Si je me souviens bien, c'était il y a un an, presque jour pour jour. Autour du Centre Bell, ce n'était pas la joie. Que non. Tout le monde s'amusait à prédire une autre saison d'enfer au Canadien, peut-être une 12e place chanceuse si Alex Kovalev se comportait en grand garçon.

Mais le propriétaire George Gillett, lui, parlait avec l'assurance d'un gars qui savait des choses que tout le monde ignorait.

«En passant, les experts sont d'accord pour dire que nous avons les meilleurs espoirs de la LNH», m'avait dit le proprio à propos de ses jeunes joueurs.

C'était il y a un an. Aujourd'hui, il faut bien le reconnaître: finalement, peut-être que les experts avaient raison. Et peut-être que M. Gillett avait raison de leur donner raison.

Le camp d'entraînement du Canadien tire à sa fin, et tout ce qu'on entend, c'est Max Pacioretty par-ci, Yannick Weber par-là, sans oublier Kyle Chipchura, celui qui devra peut-être se trouver un appartement en ville, comme on le dit si bien dans le milieu. Bien sûr, on entend aussi parler de certains vieux qui sont pas mal assurés de «faire le club» (Kovalev, Andrei Markov), mais ce sont les plus jeunes qui volent le show. Et les partisans du Canadien ne se peuvent plus. Je crois même avoir aperçu quelques petits drapeaux sur des voitures, curieux phénomène que l'on observe normalement au printemps.

Aucun doute, la relève du Canadien commence à prendre de la place, et le Canadien ne s'en portera que mieux. Guy Carbonneau aime bien les «beaux problèmes», comme il dit. Ça tombe bien, parce qu'il va avoir à prendre des décisions difficiles sous peu avec tous ces jeunes hommes qui ne veulent plus partir.

Pendant que les jeunes patineurs du Canadien croulent sous les éloges, deux hommes doivent se retenir très très fort pour ne pas rire trop fort: Bob Gainey et Trevor Timmins.

Ces deux-là ont souvent été la cible de critiques pour leur propension à ne pas repêcher québécois. À chaque fois que le Canadien prononçait un nom jugé trop «exotique» sur la scène du repêchage, médias et fans s'unissaient bruyamment pour rappeler au duo Gainey-Timmins qu'il serait préférable de choisir des Bouchard et des Tremblay. Mais les patrons du Canadien répondaient toujours la même chose: on prend le meilleur joueur disponible. Fin de la discussion.

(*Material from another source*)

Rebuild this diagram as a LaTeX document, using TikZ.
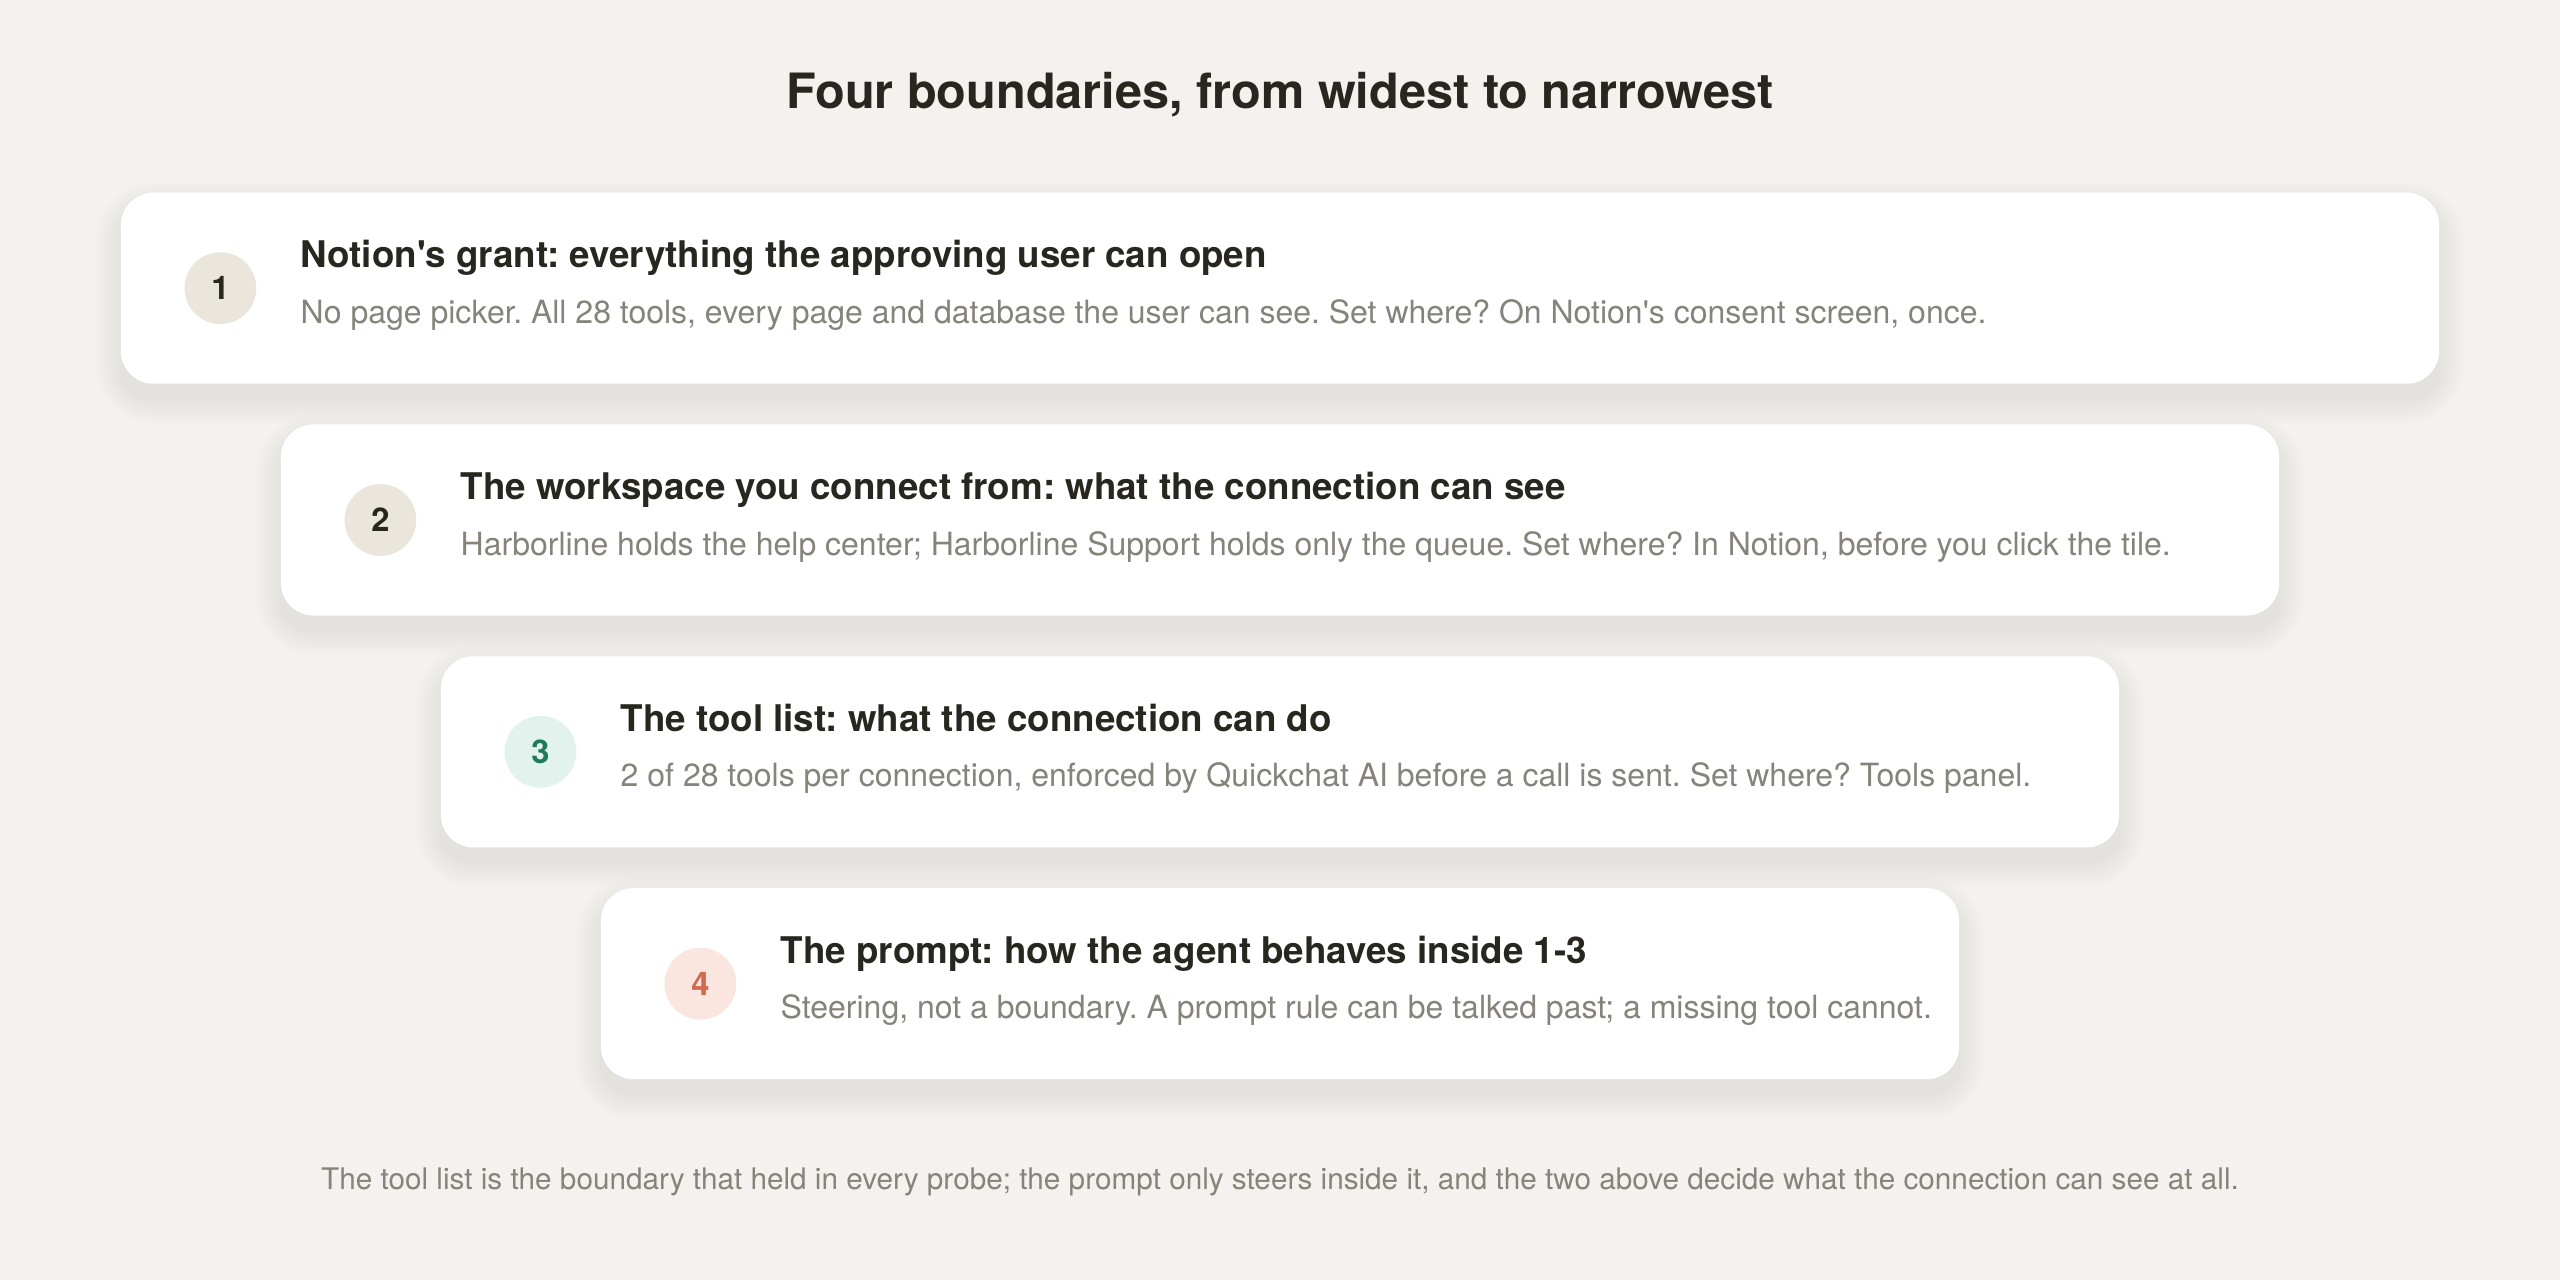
\documentclass[tikz,border=0pt]{standalone}
\usepackage{fontspec}
\setmainfont{TeX Gyre Heros}
\frenchspacing
\definecolor{bg}{HTML}{F3F2EF}
\definecolor{ink}{HTML}{28271F}
\definecolor{muted}{HTML}{86837A}
\definecolor{beige}{HTML}{EBE6DC}
\definecolor{mint}{HTML}{E2F3EE}
\definecolor{green}{HTML}{1E7A5A}
\definecolor{peach}{HTML}{FBE6DF}
\definecolor{coral}{HTML}{D0694E}
\newcommand{\mycard}[4]{%
  \foreach \i in {1,...,16} {
    \fill[black, opacity=0.0023, rounded corners={20pt+\i pt}] ({#1-\i},{#2-\i+9}) rectangle ({#3+\i},{#4+\i+9});
  }
  \fill[white, rounded corners=20pt] (#1,#2) rectangle (#3,#4);
}
\tikzset{
  badge/.style={circle, minimum size=44pt, inner sep=0pt, font=\fontsize{20}{24}\selectfont\bfseries},
  cardtitle/.style={anchor=base west, inner sep=0pt, text=ink, font=\fontsize{22.5}{26}\selectfont\bfseries},
  cardsub/.style={anchor=base west, inner sep=0pt, text=muted, font=\fontsize{19.6}{23}\selectfont},
}
\begin{document}
\begin{tikzpicture}[x=1pt,y=-1pt]
\fill[bg] (0,0) rectangle (1568,784);
\useasboundingbox (0,0) rectangle (1568,784);
\node[inner sep=0pt, text=ink, font=\fontsize{29.8}{36}\selectfont\bfseries] (title) at (784,58) {Four boundaries, from widest to narrowest};

% card 1
\mycard{74}{118}{1494}{235}
\node[badge, fill=beige, text=ink] (b1) at (135,176.5) {1};
\node[cardtitle] (t1) at (184,164) {Notion\textquotesingle s grant: everything the approving user can open};
\node[cardsub] (s1) at (184,198) {No page picker. All 28 tools, every page and database the user can see. Set where? On Notion\textquotesingle s consent screen, once.};

% card 2
\mycard{172}{260}{1396}{377}
\node[badge, fill=beige, text=ink] (b2) at (233,318.5) {2};
\node[cardtitle] (t2) at (282,306) {The workspace you connect from: what the connection can see};
\node[cardsub] (s2) at (282,340) {Harborline holds the help center; Harborline Support holds only the queue. Set where? In Notion, before you click the tile.};

% card 3
\mycard{270}{402}{1298}{519}
\node[badge, fill=mint, text=green] (b3) at (331,460.5) {3};
\node[cardtitle] (t3) at (380,448) {The tool list: what the connection can do};
\node[cardsub] (s3) at (380,482) {2 of 28 tools per connection, enforced by Quickchat AI before a call is sent. Set where? Tools panel.};

% card 4
\mycard{368}{544}{1200}{661}
\node[badge, fill=peach, text=coral] (b4) at (429,602.5) {4};
\node[cardtitle] (t4) at (478,590) {The prompt: how the agent behaves inside 1-3};
\node[cardsub] (s4) at (478,624) {Steering, not a boundary. A prompt rule can be talked past; a missing tool cannot.};

\node[inner sep=0pt, text=muted, font=\fontsize{18.2}{22}\selectfont] (foot) at (784,724) {The tool list is the boundary that held in every probe; the prompt only steers inside it, and the two above decide what the connection can see at all.};
\end{tikzpicture}
\end{document}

Il est peut-être temps d'admettre que les deux hommes savaient ce qu'ils faisaient, non?

C'est en repêchant le meilleur joueur disponible que le Canadien a pris Carey Price en 2005, même si la décision avait été fortement critiquée à l'époque. C'est aussi en repêchant le meilleur joueur disponible que le Canadien a mis la main sur Pacioretty en 2007, même si tout le monde voulait plutôt voir David Perron enfiler le maillot bleu, blanc et rouge. Et c'est en repêchant le meilleur joueur disponible que le Canadien a pris Chipchura en 2004, au risque d'offenser tous ceux qui redoutent encore le mythe du «boeuf de l'Ouest».

C'est drôle, mais aujourd'hui, plus personne ne s'énerve avec la provenance des jeunes joueurs du Canadien. Parce que ces jeunes ont du talent, et surtout, parce qu'ils permettent aux fans de croire en un futur reluisant. Que ces jeunes viennent du Québec, de l'Ontario, de la Norvège ou d'une obscure province chinoise, honnêtement, on s'en fout. Parce que c'est le résultat qui compte.

Ceux qui connaissent Bob Gainey savent que l'homme n'a jamais été du genre à se laisser guider par les émotions. Gainey cherche avant tout à prendre les bonnes décisions pour son équipe, peu importe ce qu'en pensent les médias et tous les gérants d'estrade de cette province.

Tout indique que cette stratégie est sur le point de lui rapporter.